** Problem to work on **
Print exactly the lines from the first one down to the line containing "const counts = [3, 2, 2, 1, 2, 1, 1, 1, 1];", both ends included, with no pictures and nothing else.

** Entries **
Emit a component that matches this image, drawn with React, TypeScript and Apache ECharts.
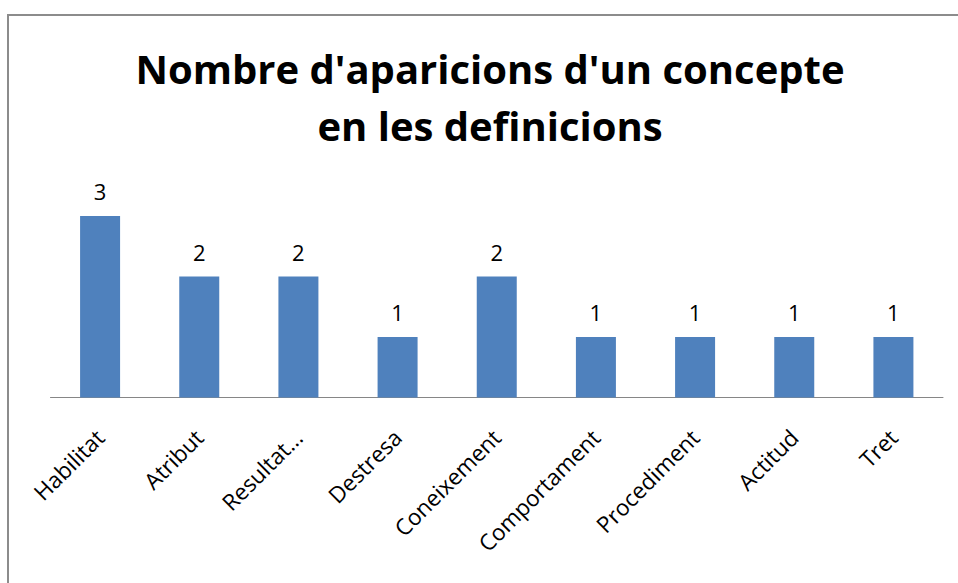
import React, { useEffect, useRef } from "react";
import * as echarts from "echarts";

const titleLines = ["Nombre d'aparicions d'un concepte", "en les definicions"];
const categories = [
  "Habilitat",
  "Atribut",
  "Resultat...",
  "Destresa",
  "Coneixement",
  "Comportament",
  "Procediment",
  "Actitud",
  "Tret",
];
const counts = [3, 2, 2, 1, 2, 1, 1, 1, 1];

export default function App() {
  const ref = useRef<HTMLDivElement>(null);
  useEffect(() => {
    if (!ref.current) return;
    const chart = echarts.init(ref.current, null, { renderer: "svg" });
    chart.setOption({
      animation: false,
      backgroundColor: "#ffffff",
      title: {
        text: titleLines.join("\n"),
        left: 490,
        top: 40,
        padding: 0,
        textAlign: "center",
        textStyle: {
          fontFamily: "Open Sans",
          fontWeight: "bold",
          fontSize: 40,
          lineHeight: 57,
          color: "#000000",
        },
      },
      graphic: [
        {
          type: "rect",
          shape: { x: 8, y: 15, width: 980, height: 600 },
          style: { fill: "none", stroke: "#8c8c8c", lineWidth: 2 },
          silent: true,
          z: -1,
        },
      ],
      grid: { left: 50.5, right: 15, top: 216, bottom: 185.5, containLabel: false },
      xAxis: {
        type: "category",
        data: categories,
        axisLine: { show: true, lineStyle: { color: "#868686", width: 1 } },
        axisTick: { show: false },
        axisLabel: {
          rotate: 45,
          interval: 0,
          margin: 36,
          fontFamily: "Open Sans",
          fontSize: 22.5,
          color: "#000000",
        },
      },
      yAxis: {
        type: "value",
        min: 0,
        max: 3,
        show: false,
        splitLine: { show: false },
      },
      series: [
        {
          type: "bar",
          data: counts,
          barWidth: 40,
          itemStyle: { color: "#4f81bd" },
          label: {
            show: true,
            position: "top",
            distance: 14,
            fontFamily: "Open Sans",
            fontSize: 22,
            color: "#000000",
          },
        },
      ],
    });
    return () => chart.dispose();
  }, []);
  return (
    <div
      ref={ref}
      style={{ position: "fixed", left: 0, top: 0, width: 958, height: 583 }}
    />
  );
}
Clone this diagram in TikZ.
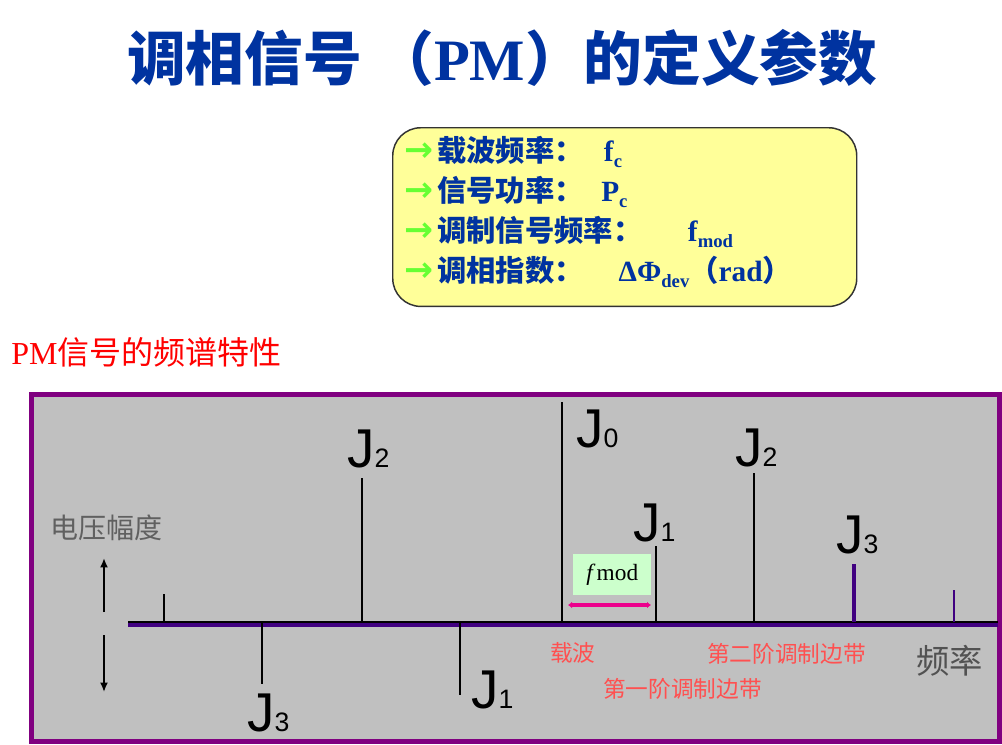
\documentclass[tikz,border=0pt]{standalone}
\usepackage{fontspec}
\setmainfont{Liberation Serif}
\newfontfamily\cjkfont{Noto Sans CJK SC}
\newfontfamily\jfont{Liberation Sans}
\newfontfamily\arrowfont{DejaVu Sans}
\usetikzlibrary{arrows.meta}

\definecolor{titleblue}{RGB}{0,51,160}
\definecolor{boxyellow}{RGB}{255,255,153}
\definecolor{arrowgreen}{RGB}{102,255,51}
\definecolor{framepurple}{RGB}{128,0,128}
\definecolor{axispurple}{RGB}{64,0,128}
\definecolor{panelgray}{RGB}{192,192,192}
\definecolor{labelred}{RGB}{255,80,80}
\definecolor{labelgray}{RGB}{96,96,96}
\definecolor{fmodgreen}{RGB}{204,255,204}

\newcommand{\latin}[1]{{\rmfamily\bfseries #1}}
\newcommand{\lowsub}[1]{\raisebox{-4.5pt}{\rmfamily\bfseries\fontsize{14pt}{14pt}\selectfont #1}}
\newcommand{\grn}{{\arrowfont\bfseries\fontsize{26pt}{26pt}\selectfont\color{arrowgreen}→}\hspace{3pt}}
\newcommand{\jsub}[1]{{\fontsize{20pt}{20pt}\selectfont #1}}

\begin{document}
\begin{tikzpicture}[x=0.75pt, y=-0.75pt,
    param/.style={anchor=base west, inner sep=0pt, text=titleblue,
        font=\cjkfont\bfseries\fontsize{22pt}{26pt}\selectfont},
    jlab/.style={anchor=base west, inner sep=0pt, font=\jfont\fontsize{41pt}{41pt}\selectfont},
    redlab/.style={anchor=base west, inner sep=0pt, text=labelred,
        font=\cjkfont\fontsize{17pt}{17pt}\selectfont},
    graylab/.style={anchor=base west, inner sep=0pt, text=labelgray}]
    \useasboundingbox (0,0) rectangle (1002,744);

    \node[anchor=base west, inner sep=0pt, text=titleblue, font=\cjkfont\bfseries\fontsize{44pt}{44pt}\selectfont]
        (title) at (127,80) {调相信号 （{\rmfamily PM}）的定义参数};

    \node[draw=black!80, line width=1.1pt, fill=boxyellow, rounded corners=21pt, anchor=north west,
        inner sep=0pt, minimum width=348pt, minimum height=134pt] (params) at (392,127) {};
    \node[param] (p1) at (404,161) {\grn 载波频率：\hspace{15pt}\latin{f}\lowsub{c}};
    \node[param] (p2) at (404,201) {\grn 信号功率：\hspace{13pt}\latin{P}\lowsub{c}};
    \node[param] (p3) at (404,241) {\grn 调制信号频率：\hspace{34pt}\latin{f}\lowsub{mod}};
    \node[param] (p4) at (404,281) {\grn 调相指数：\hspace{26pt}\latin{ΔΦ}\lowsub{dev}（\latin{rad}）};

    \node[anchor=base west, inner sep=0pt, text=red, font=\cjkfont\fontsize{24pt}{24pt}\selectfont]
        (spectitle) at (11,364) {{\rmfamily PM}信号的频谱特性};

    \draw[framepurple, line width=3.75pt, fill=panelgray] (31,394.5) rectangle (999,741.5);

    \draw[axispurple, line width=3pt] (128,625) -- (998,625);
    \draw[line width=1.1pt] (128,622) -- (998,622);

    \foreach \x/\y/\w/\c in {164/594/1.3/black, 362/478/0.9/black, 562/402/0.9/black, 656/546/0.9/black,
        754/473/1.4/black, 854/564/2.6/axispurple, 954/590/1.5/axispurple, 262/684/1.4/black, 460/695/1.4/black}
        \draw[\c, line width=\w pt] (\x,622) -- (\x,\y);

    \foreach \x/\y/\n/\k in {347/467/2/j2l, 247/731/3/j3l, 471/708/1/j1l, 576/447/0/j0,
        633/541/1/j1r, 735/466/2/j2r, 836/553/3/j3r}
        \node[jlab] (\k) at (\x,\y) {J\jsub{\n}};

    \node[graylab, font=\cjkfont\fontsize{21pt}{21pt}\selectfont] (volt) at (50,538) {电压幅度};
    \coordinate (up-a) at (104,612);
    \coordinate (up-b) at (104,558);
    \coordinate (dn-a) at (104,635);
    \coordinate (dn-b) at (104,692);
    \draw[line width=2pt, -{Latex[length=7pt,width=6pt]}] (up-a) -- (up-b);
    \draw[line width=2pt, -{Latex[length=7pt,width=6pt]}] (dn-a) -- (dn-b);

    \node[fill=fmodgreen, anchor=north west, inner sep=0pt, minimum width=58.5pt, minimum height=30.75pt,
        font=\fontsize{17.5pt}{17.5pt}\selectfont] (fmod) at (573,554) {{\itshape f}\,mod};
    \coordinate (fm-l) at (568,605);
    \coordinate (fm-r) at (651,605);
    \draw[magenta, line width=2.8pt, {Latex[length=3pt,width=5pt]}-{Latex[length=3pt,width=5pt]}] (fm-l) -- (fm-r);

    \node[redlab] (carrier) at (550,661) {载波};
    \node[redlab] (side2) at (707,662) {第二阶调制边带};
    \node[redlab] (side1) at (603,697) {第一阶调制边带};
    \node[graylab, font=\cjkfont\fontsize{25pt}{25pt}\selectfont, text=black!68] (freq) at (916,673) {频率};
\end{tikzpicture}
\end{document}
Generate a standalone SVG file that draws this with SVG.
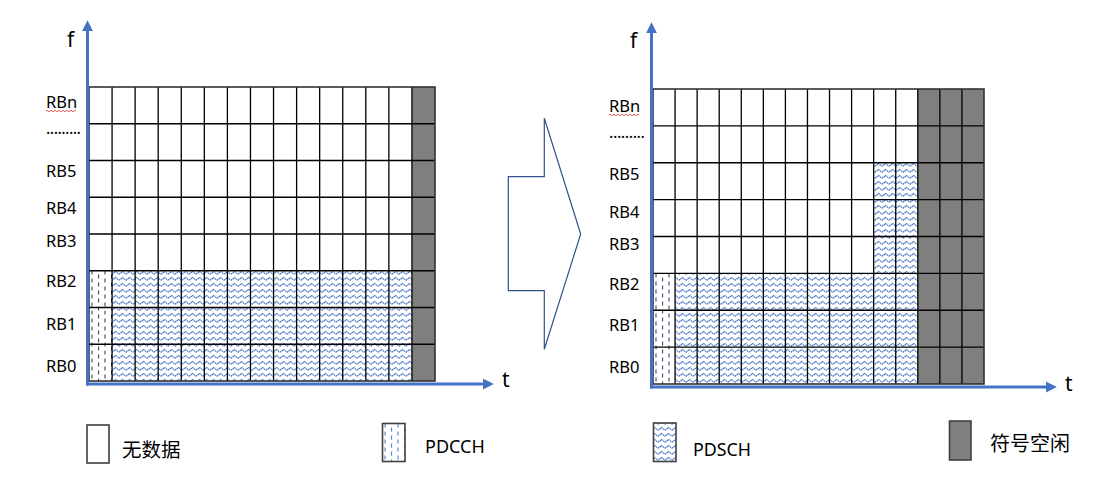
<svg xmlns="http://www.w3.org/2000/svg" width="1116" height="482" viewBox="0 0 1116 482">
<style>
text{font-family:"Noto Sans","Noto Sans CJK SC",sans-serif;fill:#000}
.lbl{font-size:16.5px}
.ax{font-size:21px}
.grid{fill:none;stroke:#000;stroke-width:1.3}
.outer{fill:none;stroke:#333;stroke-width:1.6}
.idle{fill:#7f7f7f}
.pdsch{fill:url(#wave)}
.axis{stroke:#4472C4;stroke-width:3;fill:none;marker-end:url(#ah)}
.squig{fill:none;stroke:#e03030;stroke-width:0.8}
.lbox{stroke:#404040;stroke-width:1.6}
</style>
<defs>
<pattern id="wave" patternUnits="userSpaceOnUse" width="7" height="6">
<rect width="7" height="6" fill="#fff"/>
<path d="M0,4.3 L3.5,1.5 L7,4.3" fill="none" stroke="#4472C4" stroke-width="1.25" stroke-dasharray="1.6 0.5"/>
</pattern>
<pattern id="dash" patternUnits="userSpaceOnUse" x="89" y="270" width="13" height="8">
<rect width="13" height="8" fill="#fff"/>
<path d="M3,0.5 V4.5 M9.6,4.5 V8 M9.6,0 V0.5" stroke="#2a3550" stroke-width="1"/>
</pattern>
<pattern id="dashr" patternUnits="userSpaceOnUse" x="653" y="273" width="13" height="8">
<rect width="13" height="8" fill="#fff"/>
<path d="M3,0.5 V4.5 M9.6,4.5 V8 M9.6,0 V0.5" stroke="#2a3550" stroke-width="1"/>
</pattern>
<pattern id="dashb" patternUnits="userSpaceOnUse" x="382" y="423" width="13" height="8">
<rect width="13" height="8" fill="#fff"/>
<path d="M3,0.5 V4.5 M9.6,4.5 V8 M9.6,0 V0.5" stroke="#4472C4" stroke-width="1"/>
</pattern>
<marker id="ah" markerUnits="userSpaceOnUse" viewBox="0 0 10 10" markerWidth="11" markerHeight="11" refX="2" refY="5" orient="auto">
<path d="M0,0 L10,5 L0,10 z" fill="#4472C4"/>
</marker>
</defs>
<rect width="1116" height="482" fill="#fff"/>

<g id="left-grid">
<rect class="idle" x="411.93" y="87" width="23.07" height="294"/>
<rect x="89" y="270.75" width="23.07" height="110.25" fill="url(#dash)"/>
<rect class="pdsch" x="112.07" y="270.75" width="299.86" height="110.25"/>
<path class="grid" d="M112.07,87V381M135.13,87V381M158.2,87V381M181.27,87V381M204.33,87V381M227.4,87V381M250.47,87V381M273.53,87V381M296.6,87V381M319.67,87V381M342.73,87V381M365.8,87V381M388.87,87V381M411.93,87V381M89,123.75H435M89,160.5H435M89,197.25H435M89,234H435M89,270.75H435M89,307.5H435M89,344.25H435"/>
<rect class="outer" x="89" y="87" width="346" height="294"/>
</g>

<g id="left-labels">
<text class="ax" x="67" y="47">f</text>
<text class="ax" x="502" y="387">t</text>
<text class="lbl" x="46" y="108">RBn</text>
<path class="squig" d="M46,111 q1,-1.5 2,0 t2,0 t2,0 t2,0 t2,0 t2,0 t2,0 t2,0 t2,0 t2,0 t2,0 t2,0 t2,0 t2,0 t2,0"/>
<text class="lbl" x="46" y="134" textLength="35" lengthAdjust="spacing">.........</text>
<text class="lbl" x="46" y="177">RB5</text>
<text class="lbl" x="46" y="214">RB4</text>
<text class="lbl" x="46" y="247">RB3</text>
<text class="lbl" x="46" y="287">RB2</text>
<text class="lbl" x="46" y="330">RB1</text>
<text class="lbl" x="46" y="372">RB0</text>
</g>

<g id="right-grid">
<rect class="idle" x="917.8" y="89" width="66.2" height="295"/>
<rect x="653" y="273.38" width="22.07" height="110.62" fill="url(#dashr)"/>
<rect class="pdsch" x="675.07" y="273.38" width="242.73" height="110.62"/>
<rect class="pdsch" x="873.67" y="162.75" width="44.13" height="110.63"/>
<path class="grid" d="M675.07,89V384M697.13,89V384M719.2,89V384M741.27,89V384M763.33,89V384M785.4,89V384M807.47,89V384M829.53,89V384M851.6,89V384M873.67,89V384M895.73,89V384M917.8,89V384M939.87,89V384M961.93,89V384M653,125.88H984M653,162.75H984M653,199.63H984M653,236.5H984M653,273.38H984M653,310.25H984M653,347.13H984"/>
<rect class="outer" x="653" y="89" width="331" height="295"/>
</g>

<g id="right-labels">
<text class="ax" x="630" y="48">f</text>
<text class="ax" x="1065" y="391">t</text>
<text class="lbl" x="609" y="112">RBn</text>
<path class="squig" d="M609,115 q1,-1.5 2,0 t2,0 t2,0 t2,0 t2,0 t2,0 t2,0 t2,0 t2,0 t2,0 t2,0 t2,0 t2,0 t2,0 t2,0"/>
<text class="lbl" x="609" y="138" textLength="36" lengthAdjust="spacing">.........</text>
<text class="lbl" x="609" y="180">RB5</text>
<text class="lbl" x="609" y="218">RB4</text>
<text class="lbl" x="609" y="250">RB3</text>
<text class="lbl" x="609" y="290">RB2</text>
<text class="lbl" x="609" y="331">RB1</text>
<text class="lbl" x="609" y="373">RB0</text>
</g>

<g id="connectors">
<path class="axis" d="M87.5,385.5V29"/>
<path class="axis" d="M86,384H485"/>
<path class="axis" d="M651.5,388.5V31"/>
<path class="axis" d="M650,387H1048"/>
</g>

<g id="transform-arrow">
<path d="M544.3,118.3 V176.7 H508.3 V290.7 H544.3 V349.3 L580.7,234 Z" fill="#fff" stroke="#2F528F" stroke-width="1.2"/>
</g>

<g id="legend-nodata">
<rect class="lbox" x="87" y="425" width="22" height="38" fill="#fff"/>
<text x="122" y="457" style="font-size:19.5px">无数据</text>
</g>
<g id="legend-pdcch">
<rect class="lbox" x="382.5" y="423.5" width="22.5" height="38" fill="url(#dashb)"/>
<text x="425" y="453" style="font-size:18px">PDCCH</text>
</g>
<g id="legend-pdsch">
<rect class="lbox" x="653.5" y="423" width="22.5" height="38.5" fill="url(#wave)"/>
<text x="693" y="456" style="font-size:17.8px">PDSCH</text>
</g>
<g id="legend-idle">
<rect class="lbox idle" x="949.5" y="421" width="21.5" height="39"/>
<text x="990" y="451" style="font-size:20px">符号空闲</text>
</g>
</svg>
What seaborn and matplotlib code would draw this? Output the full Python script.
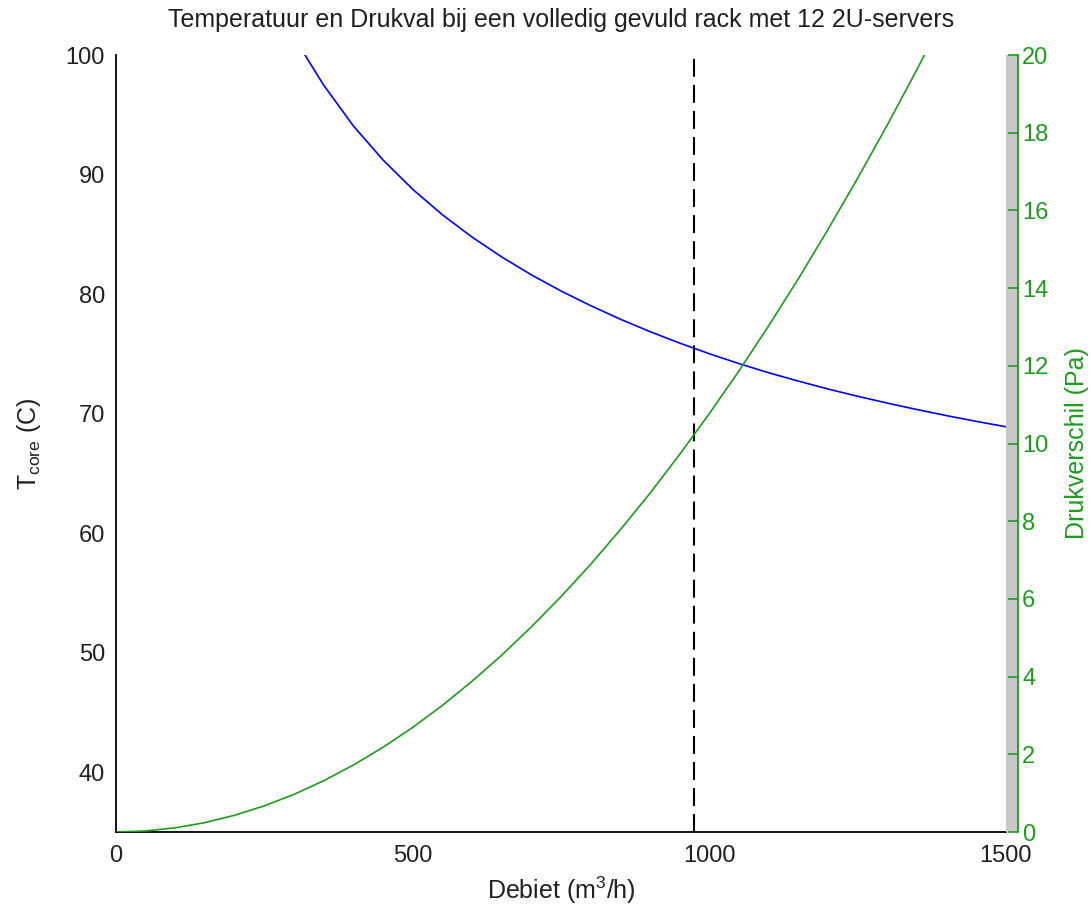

** Result of the exercise **
Emit a component that matches this image, drawn with React, TypeScript and Apache ECharts.
import React, { useEffect, useRef } from "react";
import * as echarts from "echarts";

const titleLines = ["Nombre d'aparicions d'un concepte", "en les definicions"];
const categories = [
  "Habilitat",
  "Atribut",
  "Resultat...",
  "Destresa",
  "Coneixement",
  "Comportament",
  "Procediment",
  "Actitud",
  "Tret",
];
const counts = [3, 2, 2, 1, 2, 1, 1, 1, 1];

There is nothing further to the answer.